» **EXERCISE AIM**:
Set out each line from the following listing that includes the word "this".

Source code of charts
◆ ◆ ◆

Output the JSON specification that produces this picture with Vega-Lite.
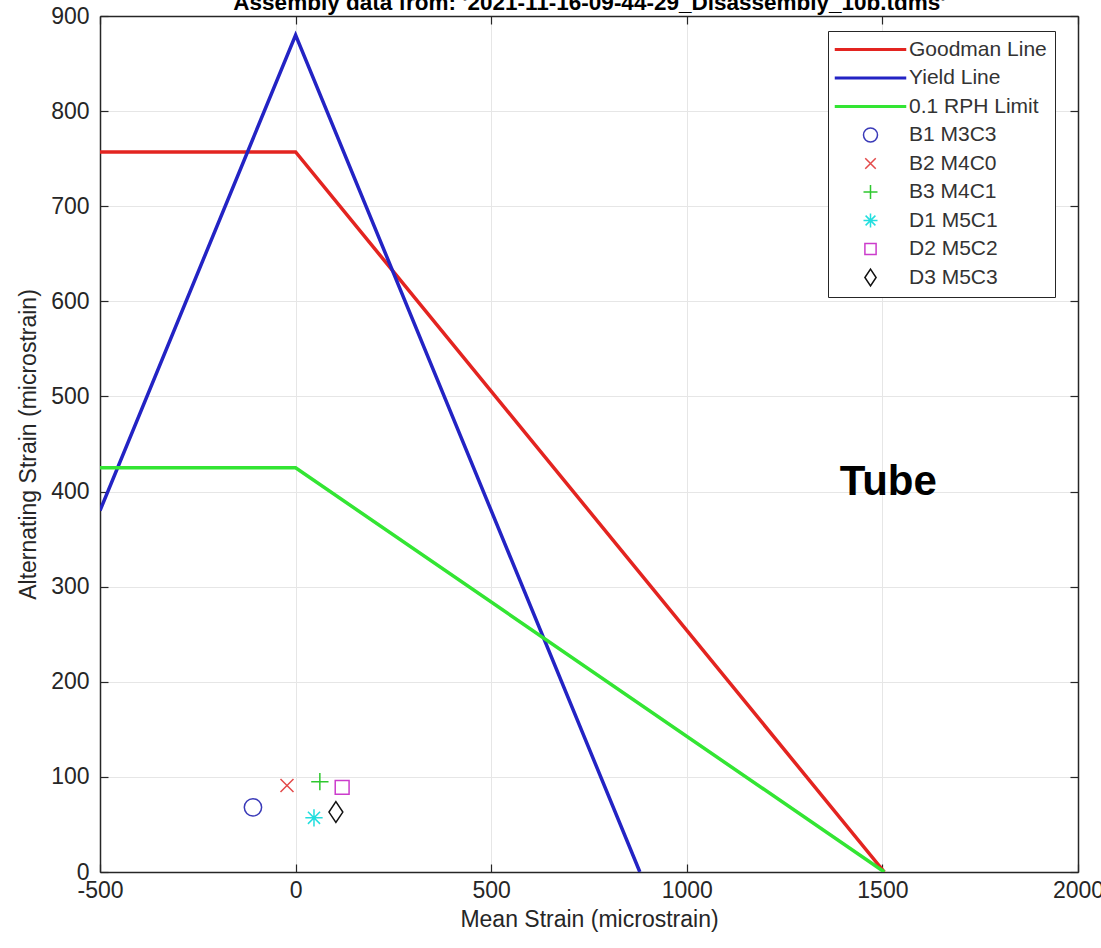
{
  "$schema": "https://vega.github.io/schema/vega-lite/v6.json",
  "autosize": "none",
  "width": 978,
  "height": 856,
  "padding": {"left": 100, "top": 16, "right": 23, "bottom": 76},
  "background": "white",
  "config": {
    "font": "Liberation Sans",
    "view": {"stroke": null},
    "axis": {
      "labelFont": "Liberation Sans",
      "titleFont": "Liberation Sans",
      "labelFontSize": 23,
      "titleFontSize": 23,
      "titleFontWeight": "normal",
      "labelColor": "#262626",
      "titleColor": "#262626",
      "domainColor": "#262626",
      "domainWidth": 1.5,
      "tickColor": "#262626",
      "tickWidth": 1.2,
      "gridColor": "#e6e6e6",
      "gridWidth": 1,
      "gridOpacity": 1
    },
    "legend": {
      "labelFont": "Liberation Sans",
      "labelFontSize": 21,
      "labelColor": "#333333"
    }
  },
  "datasets": {
    "lines": [
      {"series": "Goodman Line", "mean": -500, "alt": 757},
      {"series": "Goodman Line", "mean": 0, "alt": 757},
      {"series": "Goodman Line", "mean": 1505, "alt": 0},
      {"series": "Yield Line", "mean": -500, "alt": 380},
      {"series": "Yield Line", "mean": 0, "alt": 880},
      {"series": "Yield Line", "mean": 880, "alt": 0},
      {"series": "0.1 RPH Limit", "mean": -500, "alt": 425},
      {"series": "0.1 RPH Limit", "mean": 0, "alt": 425},
      {"series": "0.1 RPH Limit", "mean": 1505, "alt": 0}
    ],
    "points": [
      {"series": "B1 M3C3", "mean": -109, "alt": 68},
      {"series": "B2 M4C0", "mean": -22, "alt": 91},
      {"series": "B3 M4C1", "mean": 62, "alt": 95},
      {"series": "D1 M5C1", "mean": 47, "alt": 57},
      {"series": "D2 M5C2", "mean": 119, "alt": 89},
      {"series": "D3 M5C3", "mean": 103, "alt": 63}
    ],
    "notes": [
      {"label": "Tube", "mean": 1515, "alt": 410}
    ]
  },
  "resolve": {"axis": {"x": "independent", "y": "independent"}},
  "layer": [
    {
      "data": {"name": "lines"},
      "mark": {"type": "line", "strokeWidth": 3.5, "clip": true},
      "encoding": {
        "x": {
          "field": "mean", "type": "quantitative",
          "scale": {"domain": [-500, 2000], "nice": false, "zero": false},
          "axis": {
            "values": [-500, 0, 500, 1000, 1500, 2000],
            "labelExpr": "'' + datum.value",
            "title": "Mean Strain (microstrain)",
            "grid": true, "tickSize": -8, "labelPadding": 15, "titlePadding": 6,
            "labelFlush": false, "labelOverlap": false
          }
        },
        "y": {
          "field": "alt", "type": "quantitative",
          "scale": {"domain": [0, 900], "nice": false, "zero": false},
          "axis": {
            "values": [0, 100, 200, 300, 400, 500, 600, 700, 800, 900],
            "labelExpr": "'' + datum.value",
            "title": "Alternating Strain (microstrain)",
            "grid": true, "tickSize": -8, "labelPadding": 19, "titlePadding": 10,
            "labelFlush": false, "labelOverlap": false
          }
        },
        "color": {
          "field": "series", "type": "nominal",
          "scale": {
            "domain": ["Goodman Line", "Yield Line", "0.1 RPH Limit", "B1 M3C3", "B2 M4C0", "B3 M4C1", "D1 M5C1", "D2 M5C2", "D3 M5C3"],
            "range": ["#e32420", "#2323c4", "#33e533", "#3a3ab8", "#e34a4a", "#2ec82e", "#22dede", "#cc3ccc", "#111111"]
          },
          "legend": {
            "title": null,
            "orient": "none",
            "legendX": 728,
            "legendY": 15,
            "strokeColor": "#262626",
            "fillColor": "white",
            "padding": 8,
            "symbolSize": 196,
            "symbolStrokeWidth": 1.5,
            "symbolOffset": 24,
            "labelOffset": 28,
            "rowPadding": 6.5,
            "labelLimit": 300
          }
        }
      }
    },
    {
      "data": {"name": "points"},
      "mark": {"type": "point", "filled": false, "size": 300, "strokeWidth": 1.5, "opacity": 1},
      "encoding": {
        "x": {"field": "mean", "type": "quantitative", "axis": null},
        "y": {"field": "alt", "type": "quantitative", "axis": null},
        "color": {
          "field": "series", "type": "nominal",
          "legend": {
            "title": null,
            "orient": "none",
            "legendX": 728,
            "legendY": 15,
            "strokeColor": "#262626",
            "fillColor": "white",
            "padding": 8,
            "symbolSize": 196,
            "symbolStrokeWidth": 1.5,
            "symbolOffset": 24,
            "labelOffset": 28,
            "rowPadding": 6.5,
            "labelLimit": 300
          }
        },
        "shape": {
          "field": "series", "type": "nominal",
          "scale": {
            "domain": ["Goodman Line", "Yield Line", "0.1 RPH Limit", "B1 M3C3", "B2 M4C0", "B3 M4C1", "D1 M5C1", "D2 M5C2", "D3 M5C3"],
            "range": [
              "M-5,-0.1H5V0.1H-5Z",
              "M-5,-0.1H5V0.1H-5Z",
              "M-5,-0.1H5V0.1H-5Z",
              "circle",
              "M-0.75,-0.75L0.75,0.75M-0.75,0.75L0.75,-0.75",
              "M-1,0H1M0,-1V1",
              "M-1,0H1M0,-1V1M-0.7,-0.7L0.7,0.7M-0.7,0.7L0.7,-0.7",
              "M-0.8,-0.8H0.8V0.8H-0.8Z",
              "M0,-1.2L0.8,0L0,1.2L-0.8,0Z"
            ]
          },
          "legend": {
            "title": null,
            "orient": "none",
            "legendX": 728,
            "legendY": 15,
            "strokeColor": "#262626",
            "fillColor": "white",
            "padding": 8,
            "symbolSize": 196,
            "symbolStrokeWidth": 1.5,
            "symbolOffset": 24,
            "labelOffset": 28,
            "rowPadding": 6.5,
            "labelLimit": 300
          }
        }
      }
    },
    {
      "data": {"name": "notes"},
      "mark": {"type": "text", "font": "Liberation Sans", "fontSize": 42, "fontWeight": "bold", "color": "#000000", "align": "center", "baseline": "middle"},
      "encoding": {
        "x": {
          "field": "mean", "type": "quantitative",
          "axis": {
            "orient": "top", "values": [-500, 0, 500, 1000, 1500, 2000],
            "labels": false, "grid": false, "tickSize": -8,
            "title": "Assembly data from: '2021-11-16-09-44-29_Disassembly_10b.tdms'",
            "titleFontSize": 22.5, "titleFontWeight": "bold", "titleColor": "#000000",
            "titleBaseline": "alphabetic", "titleY": -7, "titleAnchor": "middle"
          }
        },
        "y": {
          "field": "alt", "type": "quantitative",
          "axis": {
            "orient": "right", "values": [0, 100, 200, 300, 400, 500, 600, 700, 800, 900],
            "labels": false, "title": null, "grid": false, "tickSize": -8
          }
        },
        "text": {"field": "label"}
      }
    }
  ]
}
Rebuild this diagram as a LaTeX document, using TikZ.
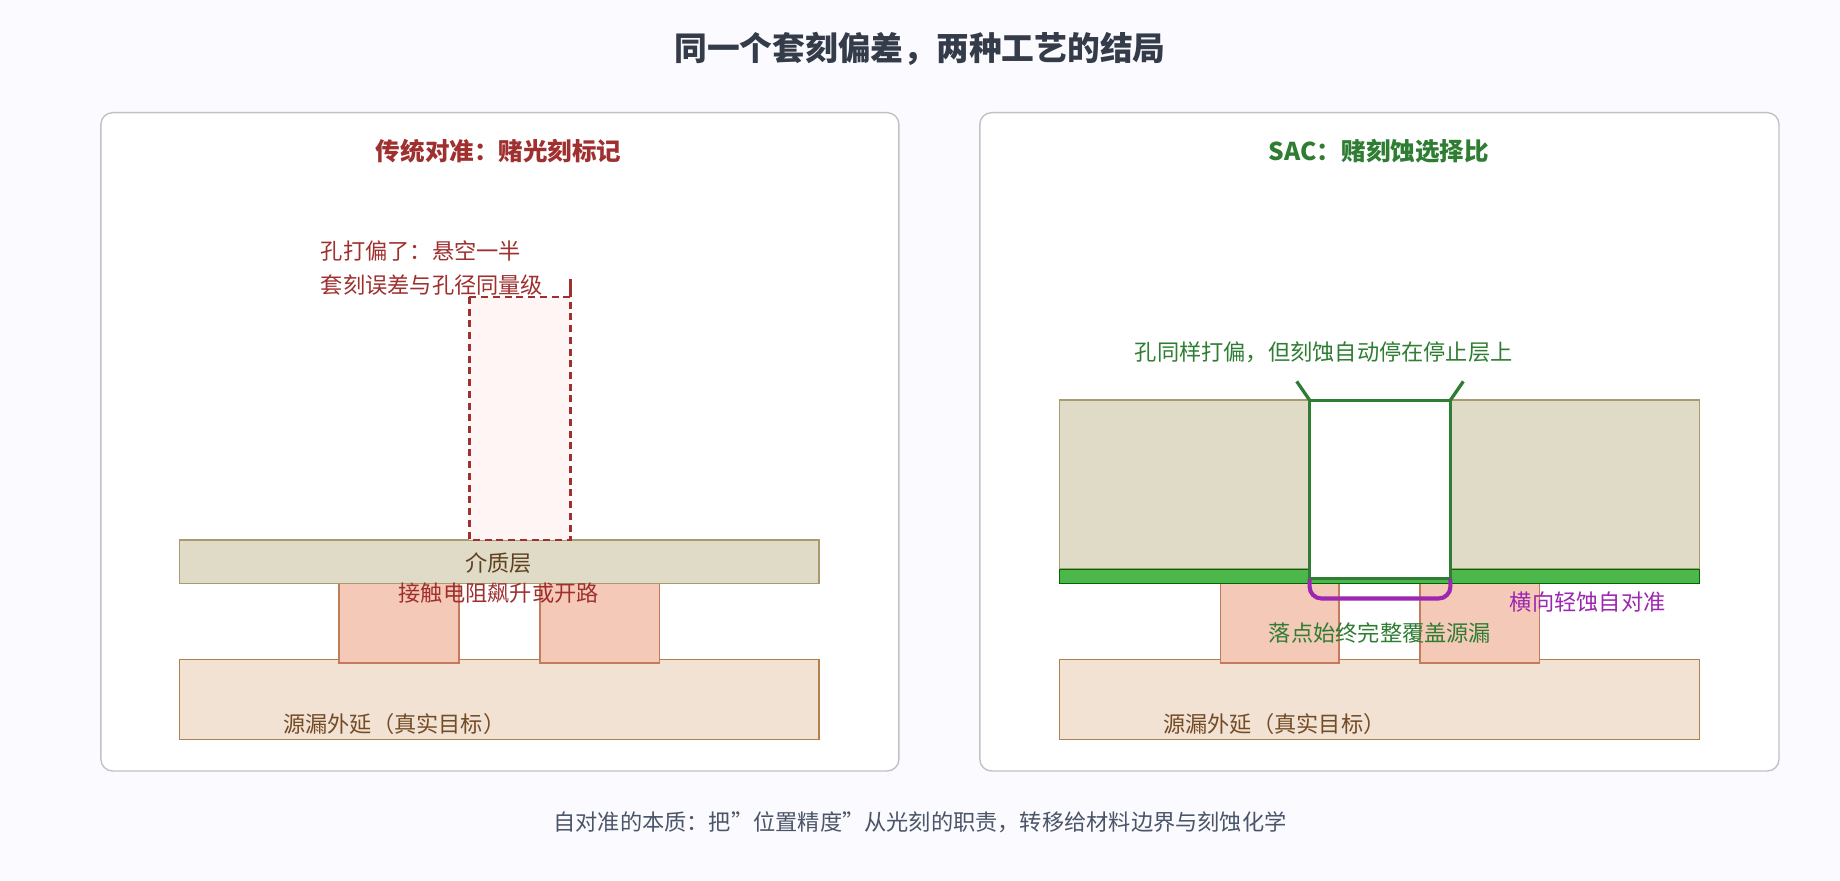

◆ ◆ ◆

» **RESPONSE**:
Output the JSON specification that produces this picture with Vega-Lite.
Rebuild this diagram as a LaTeX document, using TikZ.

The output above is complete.